MEXICO CITY (Reuters) – The Bank of Mexico’s governor said a pause in its cycle of interest rate cuts gives policymakers options depending on trends in inflation and that the country’s economic recovery is more closely mirroring the bank’s more optimistic forecasts.
“That is why we made the decision to take this pause and keep the rate at its current level,” central bank governor Alejandro Diaz de Leon told Reuters in an interview late on Thursday, elaborating on a policy decision earlier in the day.
“We feel that it gives the central bank options depending on both incoming data on inflation and the factors that affect inflation so we can better identify what to do,” Diaz de Leon said.
The central bank surprised financial markets by keeping its benchmark interest rate unchanged at 4.25%, citing the need for a “pause” to weigh inflationary pressures as it held borrowing costs steady for the first time in nearly 1-1/2 years.

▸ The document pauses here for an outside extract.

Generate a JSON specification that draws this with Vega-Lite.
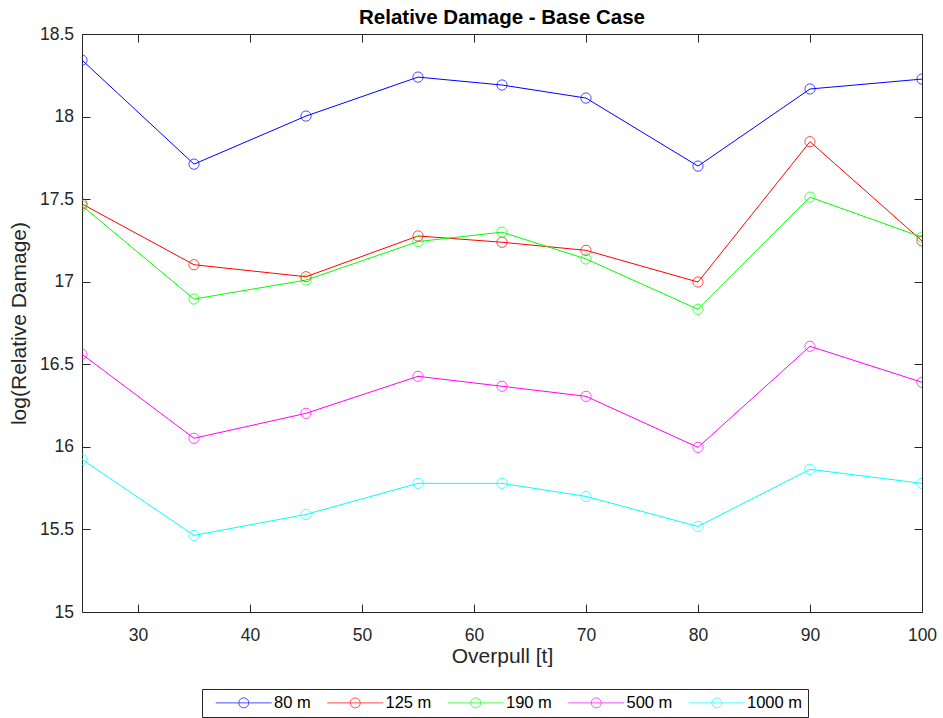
{
  "$schema": "https://vega.github.io/schema/vega-lite/v6.json",
  "width": 840,
  "height": 578,
  "autosize": {"type": "none"},
  "padding": {"left": 82, "top": 34, "right": 21, "bottom": 106},
  "background": "white",
  "config": {
    "font": "Liberation Sans",
    "view": {"stroke": null},
    "axis": {"grid": false, "domainColor": "#262626", "tickColor": "#262626", "labelColor": "#262626", "titleColor": "#262626", "labelFont": "Liberation Sans", "titleFont": "Liberation Sans", "labelFontSize": 17.5, "titleFontSize": 21, "titleFontWeight": "normal", "tickSize": -8, "domainWidth": 1, "tickWidth": 1, "labelFlush": false, "labelOverlap": false}
  },
  "title": {"text": "Relative Damage - Base Case", "fontSize": 20.5, "fontWeight": "bold", "font": "Liberation Sans", "color": "black", "anchor": "middle", "frame": "group", "offset": -3},
  "data": {"values": [
    {"overpull": 25, "depth": "80 m", "value": 18.342},
    {"overpull": 35, "depth": "80 m", "value": 17.712},
    {"overpull": 45, "depth": "80 m", "value": 18.003},
    {"overpull": 55, "depth": "80 m", "value": 18.239},
    {"overpull": 62.5, "depth": "80 m", "value": 18.191},
    {"overpull": 70, "depth": "80 m", "value": 18.112},
    {"overpull": 80, "depth": "80 m", "value": 17.700},
    {"overpull": 90, "depth": "80 m", "value": 18.167},
    {"overpull": 100, "depth": "80 m", "value": 18.227},
    {"overpull": 25, "depth": "125 m", "value": 17.471},
    {"overpull": 35, "depth": "125 m", "value": 17.103},
    {"overpull": 45, "depth": "125 m", "value": 17.030},
    {"overpull": 55, "depth": "125 m", "value": 17.277},
    {"overpull": 62.5, "depth": "125 m", "value": 17.239},
    {"overpull": 70, "depth": "125 m", "value": 17.190},
    {"overpull": 80, "depth": "125 m", "value": 16.998},
    {"overpull": 90, "depth": "125 m", "value": 17.848},
    {"overpull": 100, "depth": "125 m", "value": 17.247},
    {"overpull": 25, "depth": "190 m", "value": 17.460},
    {"overpull": 35, "depth": "190 m", "value": 16.895},
    {"overpull": 45, "depth": "190 m", "value": 17.010},
    {"overpull": 55, "depth": "190 m", "value": 17.243},
    {"overpull": 62.5, "depth": "190 m", "value": 17.300},
    {"overpull": 70, "depth": "190 m", "value": 17.138},
    {"overpull": 80, "depth": "190 m", "value": 16.833},
    {"overpull": 90, "depth": "190 m", "value": 17.512},
    {"overpull": 100, "depth": "190 m", "value": 17.270},
    {"overpull": 25, "depth": "500 m", "value": 16.561},
    {"overpull": 35, "depth": "500 m", "value": 16.052},
    {"overpull": 45, "depth": "500 m", "value": 16.203},
    {"overpull": 55, "depth": "500 m", "value": 16.427},
    {"overpull": 62.5, "depth": "500 m", "value": 16.367},
    {"overpull": 70, "depth": "500 m", "value": 16.306},
    {"overpull": 80, "depth": "500 m", "value": 15.997},
    {"overpull": 90, "depth": "500 m", "value": 16.609},
    {"overpull": 100, "depth": "500 m", "value": 16.391},
    {"overpull": 25, "depth": "1000 m", "value": 15.924},
    {"overpull": 35, "depth": "1000 m", "value": 15.464},
    {"overpull": 45, "depth": "1000 m", "value": 15.591},
    {"overpull": 55, "depth": "1000 m", "value": 15.779},
    {"overpull": 62.5, "depth": "1000 m", "value": 15.779},
    {"overpull": 70, "depth": "1000 m", "value": 15.700},
    {"overpull": 80, "depth": "1000 m", "value": 15.518},
    {"overpull": 90, "depth": "1000 m", "value": 15.864},
    {"overpull": 100, "depth": "1000 m", "value": 15.779}
  ]},
  "layer": [
    {
      "mark": {"type": "line", "strokeWidth": 1, "clip": true},
      "encoding": {
        "x": {"field": "overpull", "type": "quantitative", "scale": {"domain": [25, 100], "nice": false, "zero": false},
              "axis": {"orient": "bottom", "values": [30, 40, 50, 60, 70, 80, 90, 100], "title": "Overpull [t]", "labelPadding": 22, "titlePadding": 2}},
        "y": {"field": "value", "type": "quantitative", "scale": {"domain": [15, 18.5], "nice": false, "zero": false},
              "axis": {"orient": "left", "values": [15, 15.5, 16, 16.5, 17, 17.5, 18, 18.5], "format": ".1~f", "title": "log(Relative Damage)", "labelPadding": 16.5, "titlePadding": 9.5}},
        "color": {"field": "depth", "type": "nominal",
                  "scale": {"domain": ["80 m", "125 m", "190 m", "500 m", "1000 m"], "range": ["#0000ff", "#ff0000", "#00ff00", "#ff00ff", "#00ffff"]},
                  "legend": {"title": null, "orient": "none", "legendX": 120, "legendY": 655, "direction": "horizontal", "columns": 5, "gridAlign": "each",
                             "symbolType": "M0,0L11.2,0M6.6,0A1,1,0,1,1,4.6,0A1,1,0,1,1,6.6,0", "symbolSize": 100, "symbolStrokeWidth": 1, "symbolFillColor": "transparent",
                             "labelFont": "Liberation Sans", "labelFontSize": 16.5, "labelColor": "black", "labelOffset": 50, "columnPadding": 7.5,
                             "strokeColor": "#262626", "fillColor": "white", "padding": 5.5, "cornerRadius": 0}},
        "detail": {"field": "depth"}
      }
    },
    {
      "mark": {"type": "point", "shape": "circle", "filled": false, "size": 105, "strokeWidth": 1, "clip": true},
      "encoding": {
        "x": {"field": "overpull", "type": "quantitative",
              "axis": {"orient": "top", "values": [30, 40, 50, 60, 70, 80, 90, 100], "labels": false, "title": null}},
        "y": {"field": "value", "type": "quantitative",
              "axis": {"orient": "right", "values": [15, 15.5, 16, 16.5, 17, 17.5, 18, 18.5], "labels": false, "title": null}},
        "color": {"field": "depth", "type": "nominal"}
      }
    }
  ],
  "resolve": {"axis": {"x": "independent", "y": "independent"}}
}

Analysts in a Reuters poll had narrowly forecast a 25 basis point cut.
Diaz de Leon said conflicting data and volatility in inflation and markets complicated monetary policy decisions.
“We have clearly seen from September to now many variables that have moved in different directions and that are hard to identify,” he said.
Mexico’s economic recovery is closer in line with the two more optimistic scenarios laid out by the central bank in its last quarterly economic report and looking less like the most pessimistic of its forecasts, he added.
In a V-shaped economic scenario, Mexico’s economy is seen contracting by 8.8% in 2020 and expanding 5.6% in 2021. In a deep V-shaped scenario, the economy will shrink 11.3% in 2020 and grow 2.8% in 2021.
In the most pessimistic deep U-shaped scenario, the economy will contract 12.8% in 2020 and grow 1.3% in 2021.
“The kind of recovery we’ve seen and the latest data is closer to the V and deep V trajectories that we had in the previous (quarterly) report,” said Diaz de Leon.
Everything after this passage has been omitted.